Who hasn’t tried other diets? No two experts ever seem to agree. One tells you to eat nothing but fat, another insists this is the quickest way to become an 18-stone mountain of flesh. One suggests eating nothing except potatoes, another thinks this is a sure and fast way to the grave.

Colleagues and family are no help. One claims to have lost so many pounds by giving up fruit, the other says he or she lost as many by eating nothing but fruit. And so it goes.

Like most people, I am a sucker for anything which promises to make one slim and beautiful without much effort. One newspaper “diet plan” tells you to “cheer up. You can do the whole job painlessly – almost in a week.”

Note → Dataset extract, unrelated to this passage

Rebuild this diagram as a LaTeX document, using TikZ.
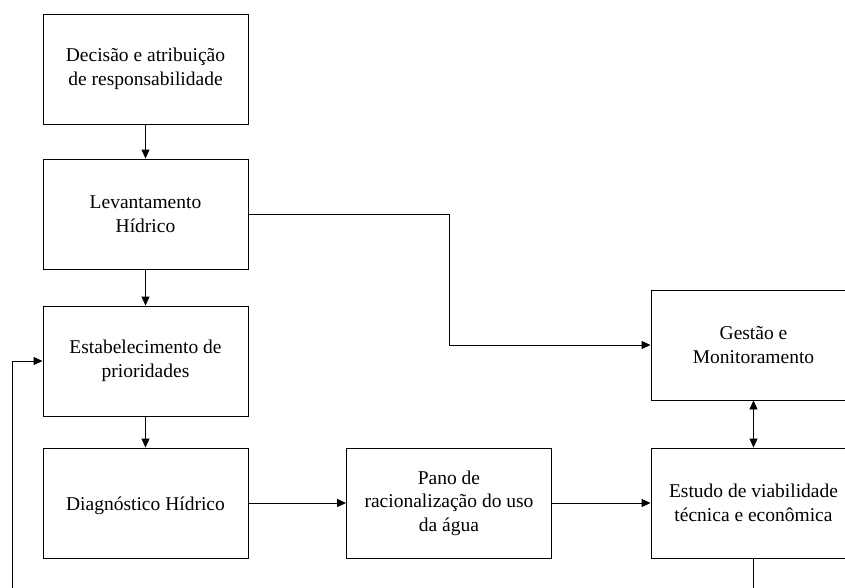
\documentclass[tikz,border=0pt]{standalone}
\usepackage{fontspec}
\setmainfont{Liberation Serif}
\usetikzlibrary{arrows.meta}
\begin{document}
\begin{tikzpicture}[x=1pt,y=-1pt,
  box/.style={draw, line width=0.9pt, rectangle, minimum width=205pt, minimum height=110pt,
    align=center, inner sep=2pt, font=\fontsize{19.5}{23.5}\selectfont,
    execute at begin node={\rule{0pt}{20pt}}},
  conn/.style={line width=0.9pt, -{Triangle[length=9pt,width=8pt]}},
  plain/.style={line width=0.9pt}]
\useasboundingbox (0,0) rectangle (845,587);
\clip (0,0) rectangle (845,587);
\fill[white] (0,0) rectangle (845,587);
\node[box] (dec) at (145.5,69) {Decisão e atribuição\\de responsabilidade};
\node[box] (lev) at (145.5,214) {Levantamento\\Hídrico};
\node[box] (est) at (145.5,361) {Estabelecimento de\\prioridades};
\node[box] (dia) at (145.5,503) {Diagnóstico Hídrico};
\node[box] (pan) at (449,503) {Pano de\\racionalização do uso\\da água};
\node[box] (ges) at (753.5,345) {Gestão e\\Monitoramento};
\node[box] (viab) at (753.5,503) {Estudo de viabilidade\\técnica e econômica};
\coordinate (loopstart) at (12.7,600);
\coordinate (bottomend) at (753.5,600);
\draw[conn] (dec) -- (lev);
\draw[conn] (lev) -- (est);
\draw[conn] (est) -- (dia);
\draw[conn] (dia) -- (pan);
\draw[conn] (pan) -- (viab);
\draw[conn] (lev.east) -| (pan.center |- lev.east) |- (ges.west);
\draw[conn] (loopstart) |- (est.west);
\draw[line width=0.9pt, {Triangle[length=9pt,width=8pt]}-{Triangle[length=9pt,width=8pt]}] (ges) -- (viab);
\draw[plain] (viab) -- (bottomend);
\end{tikzpicture}
\end{document}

Step one looked intriguing – “on waking, have a small tumbler of water at room temperature, then, lie back for five minutes before getting up. This helps to start the kidneys working – very good for weight loss.” I tried it and, indeed, went one better. I lay back for 15 minutes. I didn’t lose weight, but that may just possibly have had something to do with the fact that a couple of strong pre-lunch drinks were forced on me.

Another thing with diets is that friends and people around you see it as some kind of challenge. The moment you announce that you are on a diet, everyone tries to get you off it. “Oh, come on,” they insist, “a little drink can’t do much harm.”

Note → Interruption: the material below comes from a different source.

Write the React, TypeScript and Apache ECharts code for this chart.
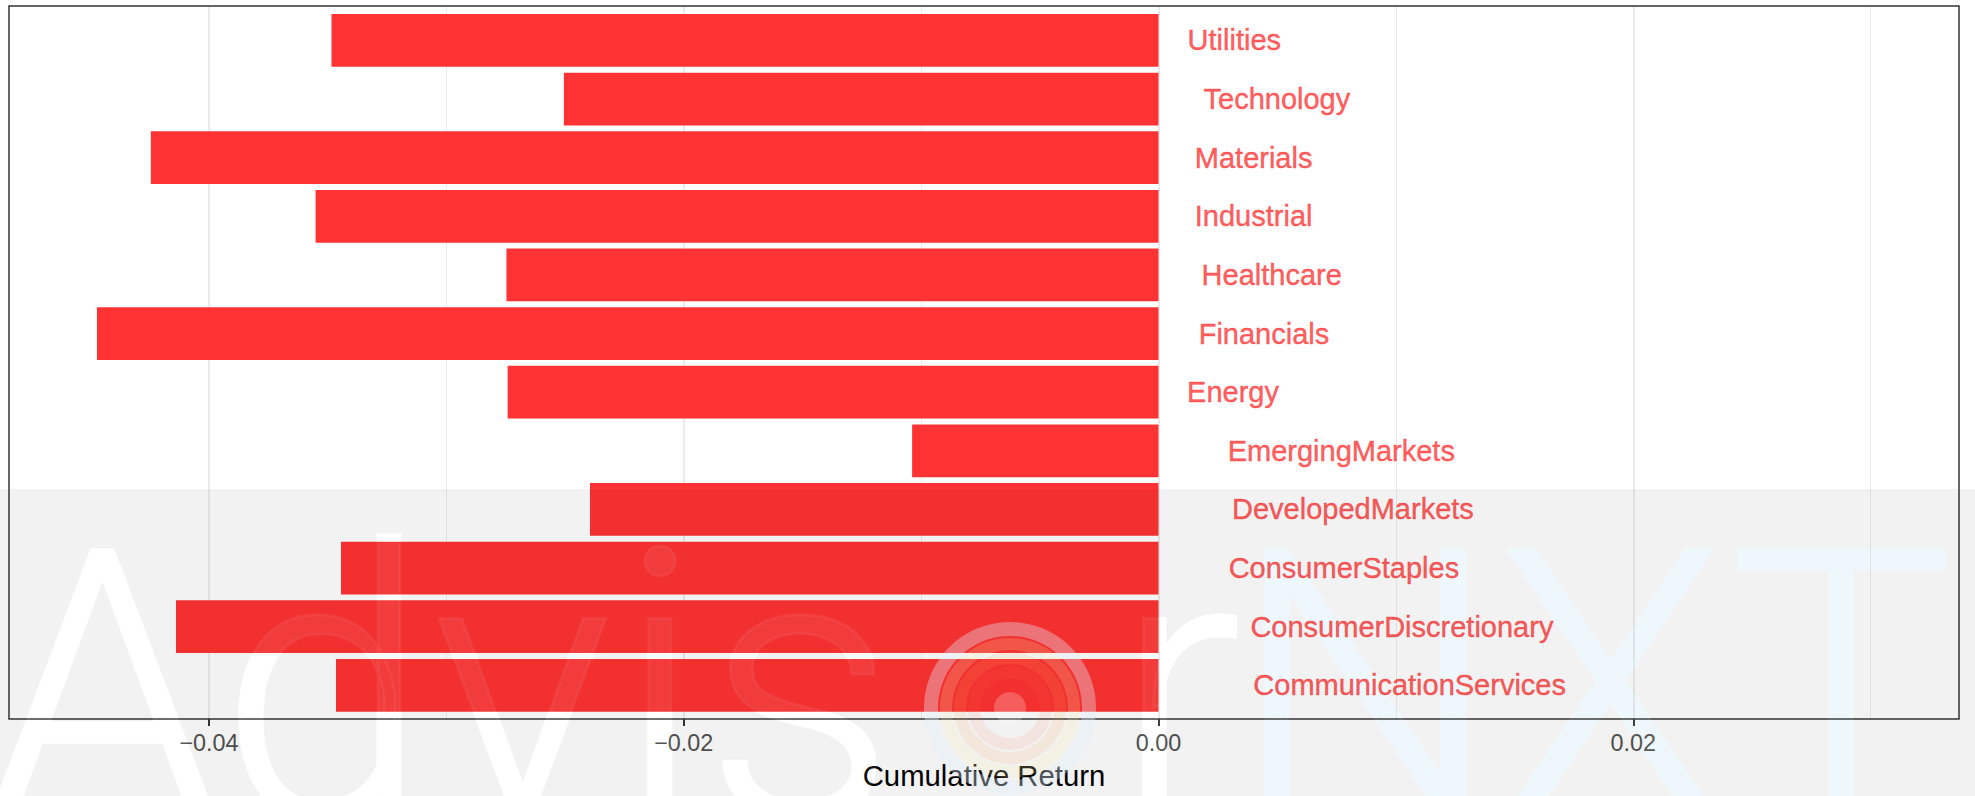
import React, { useEffect, useRef } from 'react';
import * as echarts from 'echarts';

// ---- data (ECharts draws the first category at the bottom)
const categories = [
  'CommunicationServices',
  'ConsumerDiscretionary',
  'ConsumerStaples',
  'DevelopedMarkets',
  'EmergingMarkets',
  'Energy',
  'Financials',
  'Healthcare',
  'Industrial',
  'Materials',
  'Technology',
  'Utilities',
];
const cumulativeReturn = [
  -0.03465, -0.04139, -0.03444, -0.02395, -0.01038, -0.02742,
  -0.04472, -0.02747, -0.03551, -0.04245, -0.02505, -0.03484,
];
const majorTicks = [-0.04, -0.02, 0, 0.02];
const minorTicks = [-0.03, -0.01, 0.01, 0.03];
const axisTitle = 'Cumulative Return';
const watermarkLetters = ['A', 'd', 'v', 'i', 's', 'r', 'N', 'X', 'T'];

// ---- layout / style
const W = 1975;
const H = 796;
const X_MIN = -0.048425;
const X_MAX = 0.033722;
const BAND_Y = 489;
const FONT = '"Liberation Sans", Arial, Helvetica, sans-serif';
const BRIGHT = '#FF3333';
const DARK = '#F23030';
const WM_SIZE = 376;
const WM_MID = 688.6;
const WM_X = [102.5, 324.5, 522.5, 659.7, 800.5, 1178, 1365, 1610.5, 1841];
const LOGO = { cx: 1010, cy: 708 };

const fmt = (v: number) => (v < 0 ? '\u2212' : '') + Math.abs(v).toFixed(2);

export default function App() {
  const ref = useRef<HTMLDivElement>(null);

  useEffect(() => {
    document.body.style.margin = '0';
    const chart = echarts.init(ref.current!, null, { renderer: 'svg' });

    const ctx = document.createElement('canvas').getContext('2d')!;
    ctx.font = '29px "Liberation Sans"';

    const barColor = new echarts.graphic.LinearGradient(
      0, 0, 0, H,
      [
        { offset: 0, color: BRIGHT },
        { offset: BAND_Y / H, color: BRIGHT },
        { offset: BAND_Y / H, color: DARK },
        { offset: 1, color: DARK },
      ],
      true
    );

    const labelData = categories.map((c, i) => {
      const w = ctx.measureText(c).width;
      const col = i < 4 ? DARK : BRIGHT;
      return {
        name: c,
        value: [0, c],
        label: { distance: 0.5 + 0.3 * w, color: col, textBorderColor: col },
      };
    });

    const letterFill = (l: string) => ('NXT'.includes(l) ? '#EEF8FC' : '#FFFFFF');
    const letters = (fillFn: (l: string) => string, z: number) =>
      watermarkLetters.map((l, i) => ({
        type: 'text',
        x: WM_X[i],
        y: WM_MID,
        z,
        z2: 1,
        silent: true,
        style: {
          text: l,
          fontFamily: 'Roboto',
          fontWeight: 300,
          fontSize: WM_SIZE,
          fill: fillFn(l),
          stroke: fillFn(l),
          lineWidth: 3,
          align: 'center',
          verticalAlign: 'middle',
        },
      }));

    const logo = [
      { type: 'ring', shape: { cx: LOGO.cx, cy: LOGO.cy, r: 86, r0: 72 }, style: { fill: 'rgba(225,242,252,0.35)' } },
      { type: 'ring', shape: { cx: LOGO.cx, cy: LOGO.cy, r: 70, r0: 58 }, style: { fill: 'rgba(245,242,170,0.2)' } },
      { type: 'ring', shape: { cx: LOGO.cx, cy: LOGO.cy, r: 56, r0: 44 }, style: { fill: 'rgba(255,170,90,0.14)' } },
      { type: 'ring', shape: { cx: LOGO.cx, cy: LOGO.cy, r: 42, r0: 30 }, style: { fill: 'rgba(255,110,60,0.1)' } },
      { type: 'circle', shape: { cx: LOGO.cx, cy: LOGO.cy, r: 16 }, style: { fill: 'rgba(255,255,255,0.22)' } },
    ].map((e) => ({ ...e, z: 4, silent: true }));

    const option: any = {
      animation: false,
      backgroundColor: '#FFFFFF',
      grid: [
        {
          left: 9, right: 16, top: 6, height: 713,
          show: true, borderColor: '#333333', borderWidth: 1.5,
          backgroundColor: 'transparent', z: 1,
        },
        { left: 9, right: 16, top: 11.1, height: 703.5, z: 1 },
      ],
      xAxis: [
        {
          type: 'value', gridIndex: 0, position: 'bottom', min: X_MIN, max: X_MAX, z: 1,
          axisLine: { show: false },
          axisTick: { show: true, customValues: majorTicks, length: 7, lineStyle: { color: '#333333', width: 2 } },
          axisLabel: {
            show: true, customValues: majorTicks, margin: 12,
            color: '#4D4D4D', fontSize: 23.4, fontFamily: FONT,
            formatter: (v: number) => fmt(v),
          },
          splitLine: { show: true, lineStyle: { color: 'rgba(0,0,0,0.078)', width: 2 } },
          name: axisTitle, nameLocation: 'middle', nameGap: 42,
          nameTextStyle: { color: '#000000', fontSize: 29.3, fontFamily: FONT },
        },
        {
          type: 'value', gridIndex: 0, position: 'top', min: X_MIN, max: X_MAX, z: 1,
          axisLine: { show: false },
          axisTick: { show: false, customValues: minorTicks },
          axisLabel: { show: false },
          splitLine: { show: true, lineStyle: { color: 'rgba(0,0,0,0.078)', width: 1 } },
        },
        { type: 'value', gridIndex: 1, min: X_MIN, max: X_MAX, show: false },
      ],
      yAxis: [
        { type: 'value', gridIndex: 0, min: 0, max: 1, show: false },
        { type: 'category', gridIndex: 1, data: categories, show: false },
      ],
      series: [
        {
          type: 'bar', xAxisIndex: 2, yAxisIndex: 1,
          data: cumulativeReturn, barWidth: '90%',
          itemStyle: { color: barColor }, z: 3, silent: true,
        },
        {
          type: 'scatter', xAxisIndex: 2, yAxisIndex: 1,
          data: labelData, symbolSize: 1,
          itemStyle: { color: 'rgba(0,0,0,0)' },
          label: {
            show: true, position: 'right', formatter: '{b}',
            fontSize: 29, fontFamily: FONT, textBorderWidth: 0.4,
          },
          z: 5, silent: true,
        },
      ],
      graphic: {
        elements: [
          { type: 'rect', shape: { x: 0, y: BAND_Y, width: W, height: H - BAND_Y }, style: { fill: '#F2F2F2' }, z: 0, z2: 0, silent: true },
          ...letters(letterFill, 0),
          ...letters(() => 'rgba(255,255,255,0.055)', 4),
          ...logo,
        ],
      },
    };

    chart.setOption(option);
    return () => chart.dispose();
  }, []);

  return <div ref={ref} style={{ width: W, height: H }} />;
}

Then there are the loony ones, like the Grapefruit Diet that lets you eat normally, including forbidden foods such as steaks, sausages and scrambled eggs “and still lose weight”, or the advice to go to restaurants as usual, but to order only foods one detests. This is, they tell you, one sure way of losing weight.

One particular favourite is the “worry diet”, based on a very simple principle. According to the author of a book on “how to put ON weight”, a Dr Robert Andrew, worry is one of the chief causes if one is underweight. People who are skinny tend to spend an awful lot of time worrying themselves sick. Ergo, if worry keeps people slender, it should, logically, help those who seek to shed a few surplus kilos.

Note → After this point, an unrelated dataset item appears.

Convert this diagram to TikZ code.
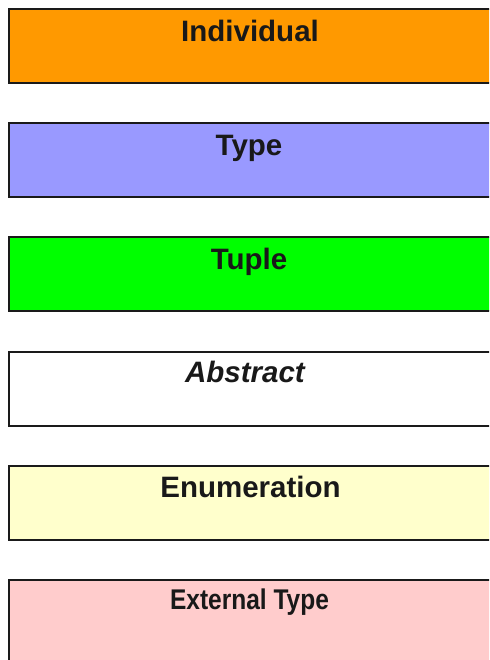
\documentclass[tikz,border=0pt]{standalone}
\usepackage{fontspec}
\setmainfont{Liberation Sans}
\newfontfamily\narrowbold[FakeStretch=0.86]{Liberation Sans Bold}
\definecolor{cInd}{HTML}{FF9900}
\definecolor{cType}{HTML}{9999FF}
\definecolor{cTuple}{HTML}{00FF00}
\definecolor{cEnum}{HTML}{FFFFCC}
\definecolor{cExt}{HTML}{FFCCCC}
\definecolor{cBorder}{HTML}{1A1A1A}
\begin{document}
\begin{tikzpicture}[x=1pt,y=1pt,
  legendbox/.style={draw=cBorder,line width=2pt},
  legendtext/.style={anchor=base,inner sep=0pt,text=black!90,font=\fontsize{29.5}{32}\selectfont\bfseries}]
\useasboundingbox (0,0) rectangle (489,660);
\clip (0,0) rectangle (489,660);
% boxes (y measured from top: top edges 9, 123.2, 237.4, 351.6, 465.8, 580)
\path[legendbox,fill=cInd]   (9,651) rectangle (500,577) coordinate (b1);
\path[legendbox,fill=cType]  (9,536.8) rectangle (500,462.8) coordinate (b2);
\path[legendbox,fill=cTuple] (9,422.6) rectangle (500,348.6) coordinate (b3);
\path[legendbox,fill=white]  (9,308.4) rectangle (500,234.4) coordinate (b4);
\path[legendbox,fill=cEnum]  (9,194.2) rectangle (500,120.2) coordinate (b5);
\path[legendbox,fill=cExt]   (9,80) rectangle (500,-10) coordinate (b6);
% labels
\node[legendtext] (t1) at (250,618) {Individual};
\node[legendtext] (t2) at (249,504) {Type};
\node[legendtext] (t3) at (249,390) {Tuple};
\node[legendtext,font=\fontsize{29.5}{32}\selectfont\bfseries\itshape] (t4) at (245,277) {Abstract};
\node[legendtext] (t5) at (250.5,162) {Enumeration};
\node[legendtext,font=\fontsize{28.5}{32}\selectfont\narrowbold] (t6) at (249.5,50) {External Type};
\end{tikzpicture}
\end{document}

But how is one to measure certain worries in terms of calories? One knows the impact of a pork chop, a glass of white wine, but not that of worrying over the forthcoming Gonzi budget. Is it 50 calories for worrying whether it is going to rain tomorrow, and 60 for: “My God, I didn’t really say all that last night, did I?”

Or 80 calories for worrying about the new chap in the office and 75 for simply thinking: “What did the chairman mean by that remark, yesterday?”

And does “Is that a warden next to my parked car?” save you 30 calories. Perhaps even worrying about your having put on too much weight, scores well in the calorific sense. In these troubled days, I am sure you will be able to think up many more if you really try. There’s no end to the things you can worry about, is there? And I don’t just mean the economy.

One look at the collective shape and size of our Cabinet Ministers got me seriously worried. They don’t seem to be worrying too much... Don’t they want to have a beautiful body? Well, at least they are keeping the rest of the nation in trim.